A marvelous list of panicky pieces is cited by Mr. Kirchick. Our favorite is the one by two former aides to President Obama who in the New York Times, as Mr. Kirchick sums it up, “floated the idea of European governments recalling their ambassadors from Washington and expelling American diplomats from their own capitals.” What a perfect distillation of the Democrats’ foreign policy in the Age of Trump — siding with Europe (and Iran) against America.

“Declaring the bond between America and Europe kaput exaggerates both the severity and suddenness of the current predicament,” says Mr. Kirchik. He grasps that our election was only partly about Europe. There was, we would note, a sense that the solicitousness of President Obama toward the Europeans (how they cheered him at Berlin) contrasted with the Democrats’ solicitousness toward, say, Ohio, Michigan, Pennsylvania, and Wisconsin.

Mr. Kirchick’s view is that it is “far too soon to declare something so extensive and enduring as America’s seven-decade-long political, economic, strategic and military relationship with Europe dead just because of one man’s election.” He describes as a “false impression” the notion that transatlantic relations were “simply peachy” until Mr. Trump. Remember the “pivot” to Asia that everyone was so all-fired hot about during the Obama years.

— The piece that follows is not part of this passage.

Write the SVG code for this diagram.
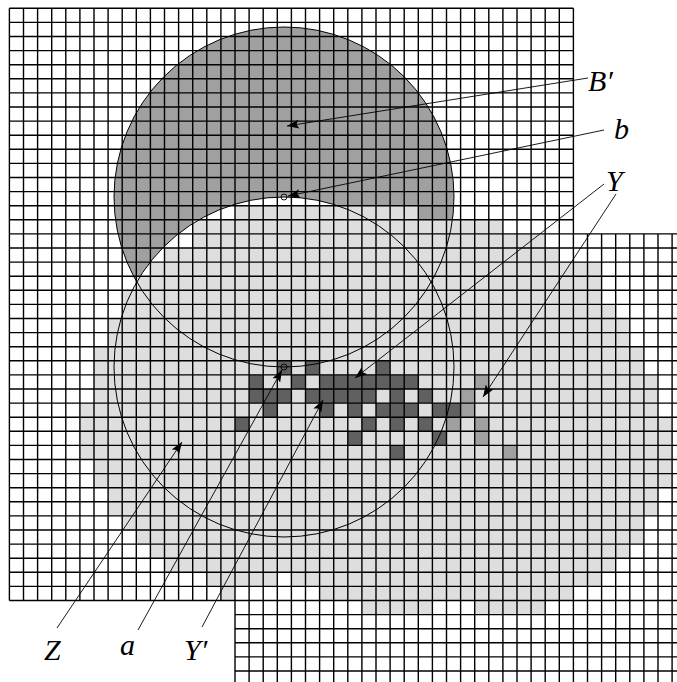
<svg xmlns="http://www.w3.org/2000/svg" width="677" height="682" viewBox="0 0 677 682">
<style>
.lbl{font-family:"Liberation Serif","DejaVu Serif",serif;font-style:italic;font-size:30px;fill:#000}
.arrow{stroke:#000;stroke-width:0.9;fill:none}
.dot{stroke:#000;stroke-width:0.9;fill:none}
.z{fill:#dedede}
.yp{fill:#606060}
.ym{fill:#a0a0a0}
</style>
<defs>
<marker id="ah" markerUnits="userSpaceOnUse" markerWidth="13" markerHeight="9" refX="12" refY="4.5" orient="auto">
<path d="M0,0 L12,4.5 L0,9 L2.5,4.5 Z" fill="#000"/>
</marker>
</defs>
<rect width="677" height="682" fill="#fff"/>
<g id="region-Bprime">
<circle cx="284" cy="197" r="170" fill="#a0a0a0"/>
<circle cx="284" cy="367" r="170" fill="#fff"/>
</g>
<g transform="translate(9.4 8.3) scale(14.1)">
<g id="region-Z" class="z">
<rect x="16" y="14" width="13" height="1"/>
<rect x="13" y="15" width="22" height="1"/>
<rect x="13" y="16" width="25" height="1"/>
<rect x="11" y="17" width="28" height="1"/>
<rect x="10" y="18" width="32" height="1"/>
<rect x="9" y="19" width="33" height="1"/>
<rect x="8" y="20" width="34" height="1"/>
<rect x="8" y="21" width="35" height="1"/>
<rect x="7" y="22" width="37" height="1"/>
<rect x="7" y="23" width="37" height="1"/>
<rect x="6" y="24" width="39" height="1"/>
<rect x="6" y="25" width="39" height="1"/>
<rect x="6" y="26" width="40" height="1"/>
<rect x="6" y="27" width="40" height="1"/>
<rect x="5" y="28" width="41" height="1"/>
<rect x="5" y="29" width="42" height="1"/>
<rect x="5" y="30" width="42" height="1"/>
<rect x="5" y="31" width="42" height="1"/>
<rect x="6" y="32" width="41" height="1"/>
<rect x="6" y="33" width="41" height="1"/>
<rect x="7" y="34" width="39" height="1"/>
<rect x="7" y="35" width="39" height="1"/>
<rect x="8" y="36" width="37" height="1"/>
<rect x="9" y="37" width="36" height="1"/>
<rect x="10" y="38" width="34" height="1"/>
<rect x="11" y="39" width="32" height="1"/>
<rect x="14" y="40" width="5" height="1"/>
<rect x="20" y="40" width="22" height="1"/>
<rect x="15" y="41" width="1" height="1"/>
<rect x="22" y="41" width="18" height="1"/>
<rect x="25" y="42" width="5" height="1"/>
<rect x="33" y="42" width="5" height="1"/>
</g>
<g id="cells-Yprime" class="yp">
<rect x="19" y="25" width="1" height="1"/><rect x="21" y="25" width="1" height="1"/><rect x="26" y="25" width="1" height="1"/>
<rect x="17" y="26" width="1" height="1"/><rect x="20" y="26" width="1" height="1"/><rect x="22" y="26" width="7" height="1"/>
<rect x="17" y="27" width="3" height="1"/><rect x="21" y="27" width="5" height="1"/><rect x="27" y="27" width="1" height="1"/><rect x="29" y="27" width="1" height="1"/>
<rect x="18" y="28" width="1" height="1"/><rect x="22" y="28" width="1" height="1"/><rect x="24" y="28" width="1" height="1"/><rect x="26" y="28" width="3" height="1"/><rect x="30" y="28" width="2" height="1"/>
<rect x="16" y="29" width="1" height="1"/><rect x="25" y="29" width="1" height="1"/><rect x="27" y="29" width="1" height="1"/><rect x="29" y="29" width="1" height="1"/>
<rect x="24" y="30" width="1" height="1"/><rect x="30" y="30" width="1" height="1"/>
<rect x="27" y="31" width="1" height="1"/>
</g>
<g id="cells-Y" class="ym">
<rect x="33" y="26" width="1" height="1"/>
<rect x="32" y="27" width="1" height="2"/>
<rect x="31" y="29" width="1" height="1"/>
<rect x="33" y="29" width="1" height="2"/>
<rect x="35" y="31" width="1" height="1"/>
</g>
<g id="grid">
<path fill="none" stroke="#000" stroke-width="1.4" vector-effect="non-scaling-stroke" d="M0 0V42M1 0V42M2 0V42M3 0V42M4 0V42M5 0V42M6 0V42M7 0V42M8 0V42M9 0V42M10 0V42M11 0V42M12 0V42M13 0V42M14 0V42M15 0V42M16 0V48M17 0V48M18 0V48M19 0V48M20 0V48M21 0V48M22 0V48M23 0V48M24 0V48M25 0V48M26 0V48M27 0V48M28 0V48M29 0V48M30 0V48M31 0V48M32 0V48M33 0V48M34 0V48M35 0V48M36 0V48M37 0V48M38 0V48M39 0V48M40 0V48M41 16V48M42 16V48M43 16V48M44 16V48M45 16V48M46 16V48M47 16V48M0 0H40M0 1H40M0 2H40M0 3H40M0 4H40M0 5H40M0 6H40M0 7H40M0 8H40M0 9H40M0 10H40M0 11H40M0 12H40M0 13H40M0 14H40M0 15H40M0 16H48M0 17H48M0 18H48M0 19H48M0 20H48M0 21H48M0 22H48M0 23H48M0 24H48M0 25H48M0 26H48M0 27H48M0 28H48M0 29H48M0 30H48M0 31H48M0 32H48M0 33H48M0 34H48M0 35H48M0 36H48M0 37H48M0 38H48M0 39H48M0 40H48M0 41H48M0 42H48M16 43H48M16 44H48M16 45H48M16 46H48M16 47H48"/>
</g>
</g>
<g id="circles" fill="none" stroke="#000" stroke-width="1">
<circle cx="284" cy="197" r="170"/>
<circle cx="284" cy="367" r="170"/>
</g>
<g id="connectors">
<line class="arrow" x1="588" y1="78" x2="287" y2="126" marker-end="url(#ah)"/>
<line class="arrow" x1="604" y1="130" x2="288" y2="196" marker-end="url(#ah)"/>
<circle class="dot" cx="284" cy="197" r="3"/>
<line class="arrow" x1="604" y1="184" x2="355" y2="378" marker-end="url(#ah)"/>
<line class="arrow" x1="616" y1="194" x2="483" y2="397" marker-end="url(#ah)"/>
<line class="arrow" x1="57" y1="628" x2="182" y2="442" marker-end="url(#ah)"/>
<line class="arrow" x1="138" y1="630" x2="282" y2="370" marker-end="url(#ah)"/>
<circle class="dot" cx="284" cy="367" r="3"/>
<line class="arrow" x1="202" y1="627" x2="323" y2="400" marker-end="url(#ah)"/>
</g>
<g id="label-Bprime"><text class="lbl" x="588" y="91">B′</text></g>
<g id="label-b"><text class="lbl" x="614" y="139">b</text></g>
<g id="label-Y"><text class="lbl" x="606" y="191">Y</text></g>
<g id="label-Z"><text class="lbl" x="44" y="660">Z</text></g>
<g id="label-a"><text class="lbl" x="120" y="655">a</text></g>
<g id="label-Yprime"><text class="lbl" x="184" y="660">Y′</text></g>
</svg>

Which brings us back to President Trump’s imminent decision in respect of the tariffs on steel and aluminum. These columns thrill to the critique on trade being articulated by, among others, Don Boudreaux of Cafe Hayek. The cost of tariffs, like that of taxes, is born by Americans. Net-net, though, our guess is that Mr. Trump’s policies will be less of a burden than those of the Democrats. That’s a knot the European press has yet to untangle.